Kedua;  Buku-buku pelajaran dan bacaan bebas tentang Ahlussunnah Wal Jama’ah, umumnya disusun hanya dengan pendekatan”Doktrinal” yang Normatif, tanpa mengembangkan wawasan sesajarahan. Misalnya, tentang konsep Al-Juaini yang mengharuskan “ Ta’wil” terhadap semua ayat yang memberikan gambaran tentang Allah secara “jasmani” sepert muka (wajah),tangan(yad), mata (ainun), duduk (Istawa) dan lain-lain padahal Al-Assy’ari sendiri tidak melakukannya. Semua itu menunjukkan bahkan bahwa Doktrin Ahlussunnah Wal-Jama’ah ini cukup dinamis dan kedinamisan itu tidak lepas dari pengaruh sosiohistoriknya.

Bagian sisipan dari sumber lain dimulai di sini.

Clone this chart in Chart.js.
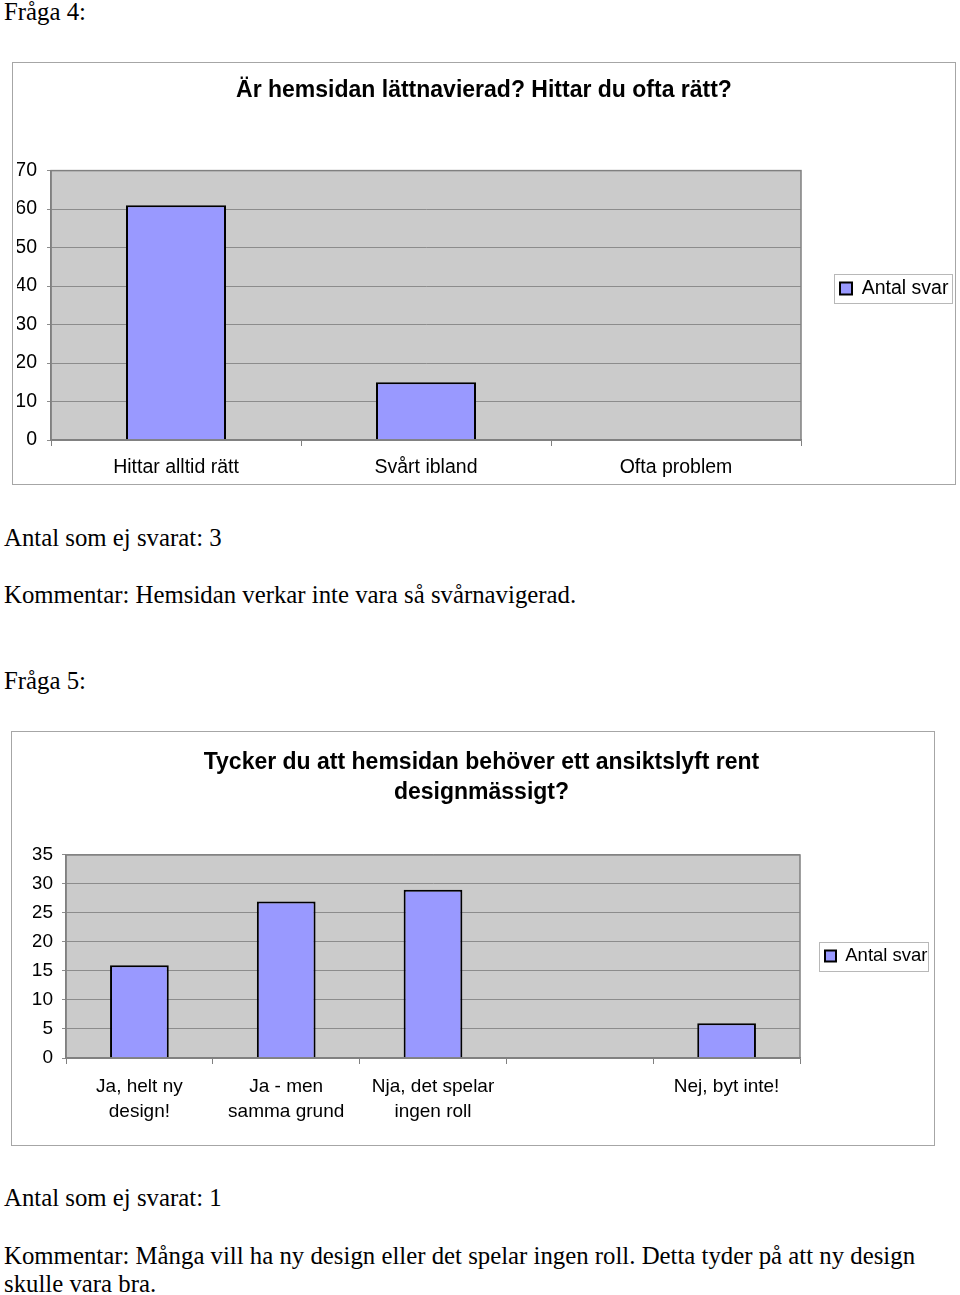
<!DOCTYPE html>
<html>
<head>
<meta charset="utf-8">
<script src="https://cdn.jsdelivr.net/npm/chart.js@4.4.1/dist/chart.umd.min.js"></script>
<style>
body { margin: 0; background: #fff; width: 960px; height: 1295px; position: relative; overflow: hidden; }
.txt { position: absolute; left: 4px; font-family: 'Liberation Serif', 'Times New Roman', serif; font-size: 24.8px; line-height: 28px; color: #000; white-space: nowrap; }
.frame { position: absolute; border: 1px solid #a6a6a6; background: #fff; }
.frame canvas { position: absolute; left: 0; top: 0; }
</style>
</head>
<body>
<div class="txt" style="top:-2px">Fråga 4:</div>
<div class="frame" style="left:12px;top:62px;width:942px;height:421px"><canvas id="chart4" width="942" height="421"></canvas></div>
<div class="txt" style="top:524px">Antal som ej svarat: 3</div>
<div class="txt" style="top:581px">Kommentar: Hemsidan verkar inte vara så svårnavigerad.</div>
<div class="txt" style="top:667px">Fråga 5:</div>
<div class="frame" style="left:11px;top:731px;width:922px;height:413px"><canvas id="chart5" width="922" height="413"></canvas></div>
<div class="txt" style="top:1184px">Antal som ej svarat: 1</div>
<div class="txt" style="top:1242px">Kommentar: Många vill ha ny design eller det spelar ingen roll. Detta tyder på att ny design<br>skulle vara bra.</div>

<script>
// Fråga 4
var q4Title = 'Är hemsidan lättnavierad? Hittar du ofta rätt?';
var q4Labels = ['Hittar alltid rätt', 'Svårt ibland', 'Ofta problem'];
var q4Values = [61, 15, 0];
var q4Max = 70;
var q4Step = 10;

// Fråga 5
var q5Title = ['Tycker du att hemsidan behöver ett ansiktslyft rent', 'designmässigt?'];
var q5Labels = [['Ja, helt ny', 'design!'], ['Ja - men', 'samma grund'], ['Nja, det spelar', 'ingen roll'], '', 'Nej, byt inte!'];
var q5Values = [16, 27, 29, 0, 6];
var q5Max = 35;
var q5Step = 5;

var seriesName = 'Antal svar';

// grey plot area, frame round it, and a box round the legend
var plotFrame = {
    id: 'plotFrame',
    beforeDraw: function(chart, args, opts) {
        var a = chart.chartArea, ctx = chart.ctx;
        ctx.save();
        ctx.fillStyle = '#cbcbcb';
        ctx.fillRect(a.left, a.top, a.right - a.left, a.bottom - a.top);
        ctx.restore();
        if (chart.legend) {
            chart.legend.top = opts.legendY - 50;
            chart.legend.bottom = opts.legendY + 50;
        }
    },
    afterDraw: function(chart, args, opts) {
        var a = chart.chartArea, ctx = chart.ctx;
        ctx.save();
        ctx.strokeStyle = '#808080';
        ctx.lineWidth = 1.5;
        ctx.strokeRect(a.left, a.top, a.right - a.left, a.bottom - a.top);
        var hb = chart.legend.legendHitBoxes[0];
        if (hb) {
            ctx.strokeStyle = '#b8b8b8';
            ctx.lineWidth = 1;
            ctx.strokeRect(Math.round(hb.left - 6) + 0.5, Math.round(opts.legendY - 14.5) + 0.5,
                Math.round(hb.width + 6 + opts.boxRight), 29);
        }
        ctx.restore();
    }
};

function barData(labels, values) {
    return {
        labels: labels,
        datasets: [{
            label: seriesName,
            data: values,
            backgroundColor: '#9999ff',
            borderColor: '#000',
            borderWidth: 2,
            categoryPercentage: 0.8,
            barPercentage: 0.5
        }]
    };
}

var q4Chart = new Chart(document.getElementById('chart4').getContext('2d'), {
    type: 'bar',
    data: barData(q4Labels, q4Values),
    plugins: [plotFrame],
    options: {
        responsive: false,
        animation: false,
        layout: { padding: { left: 4, right: 4, top: 0, bottom: 5 } },
        plugins: {
            plotFrame: { legendY: 225.5, boxRight: 4 },
            title: {
                display: true,
                text: q4Title,
                color: '#000',
                font: { family: 'Liberation Sans', size: 23, weight: 'bold', lineHeight: 1.2 },
                padding: { top: 14, bottom: 66 }
            },
            legend: {
                position: 'right',
                maxWidth: 150,
                labels: {
                    padding: 39,
                    boxWidth: 12,
                    boxHeight: 12,
                    color: '#000',
                    font: { family: 'Liberation Sans', size: 19.5 }
                }
            },
            tooltip: { enabled: false }
        },
        scales: {
            x: {
                grid: { drawOnChartArea: false, tickLength: 6, color: '#808080' },
                border: { color: '#808080', width: 1.5 },
                ticks: { padding: 10.3, color: '#000', maxRotation: 0, font: { family: 'Liberation Sans', size: 19.5, lineHeight: 1.2 } },
                afterFit: function(axis) { axis.height = 39; }
            },
            y: {
                min: 0,
                max: q4Max,
                grid: { color: '#8c8c8c', tickLength: 4 },
                border: { color: '#808080', width: 1.5 },
                ticks: { stepSize: q4Step, padding: 10, color: '#000', font: { family: 'Liberation Sans', size: 19.5 } },
                afterFit: function(axis) { axis.width = 34; }
            }
        }
    }
});

var q5Chart = new Chart(document.getElementById('chart5').getContext('2d'), {
    type: 'bar',
    data: barData(q5Labels, q5Values),
    plugins: [plotFrame],
    options: {
        responsive: false,
        animation: false,
        layout: { padding: { left: 21, right: 4, top: 0, bottom: 4 } },
        plugins: {
            plotFrame: { legendY: 224, boxRight: 0 },
            title: {
                display: true,
                text: q5Title,
                color: '#000',
                font: { family: 'Liberation Sans', size: 23, weight: 'bold', lineHeight: 1.304 },
                padding: { top: 16, bottom: 47 }
            },
            legend: {
                position: 'right',
                maxWidth: 130,
                labels: {
                    padding: 25,
                    boxWidth: 11,
                    boxHeight: 11,
                    color: '#000',
                    font: { family: 'Liberation Sans', size: 18.5 }
                }
            },
            tooltip: { enabled: false }
        },
        scales: {
            x: {
                grid: { drawOnChartArea: false, tickLength: 6, color: '#808080' },
                border: { color: '#808080', width: 1.5 },
                ticks: { padding: 10.5, color: '#000', maxRotation: 0, autoSkip: false, font: { family: 'Liberation Sans', size: 19, lineHeight: 1.316 } },
                afterFit: function(axis) { axis.height = 83; }
            },
            y: {
                min: 0,
                max: q5Max,
                grid: { color: '#8c8c8c', tickLength: 4 },
                border: { color: '#808080', width: 1.5 },
                ticks: { stepSize: q5Step, padding: 9, color: '#000', font: { family: 'Liberation Sans', size: 19 } },
                afterFit: function(axis) { axis.width = 33; }
            }
        }
    }
});
</script>
</body>
</html>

Ketiga: kalau dahulu mulai zaman Al-Asy’ari dan Al-maturidi juga pada zaman generasi selanjutnya. Masalah Aqidah dan prinsip-prinsip teologi Ahlussunnah Wal-jama’ah , selalu dikembangkan melalui metode deologis, memberi peluang untuk bertukar pikiran, mengadu argumen dan bersifat terbuka. Sekarang ini kerapkali kita gunakan pendekatan yang sebaliknya guru banyak bersikap otoriter, serba memaksakn, tidak banyak memberi peluang dialog tidak memberikan penjelasan yang memuaskan, malah menimbulkan rasa penasaran pada peserta didiknya.
Hal demikian itu mungkin terjadi karena beberapa, seperti;
a.       Keterbatasan pengajar dalam menguasai subtansi materi yang diberikan.
b.      Keterbatasan wawasan dalam masalah diajarkan, sehingga media dialog sulit dikembankan.
c.       Kelemahan metodologi.
Akhirnya terasa sekali perlunya kajian-kajian Ahlussunnah Wal-jama’ah yang lebih Intensif, baik secara Doktrinal, Historis, maupun Kultural. Dan untuk itu semua kami kira perlu upaya mengembangkan “laboratorium Ahlussunnah Wal-jama’ah”, yang bekerja untuk jangka panjang dengan intesitas kajian yang utuh.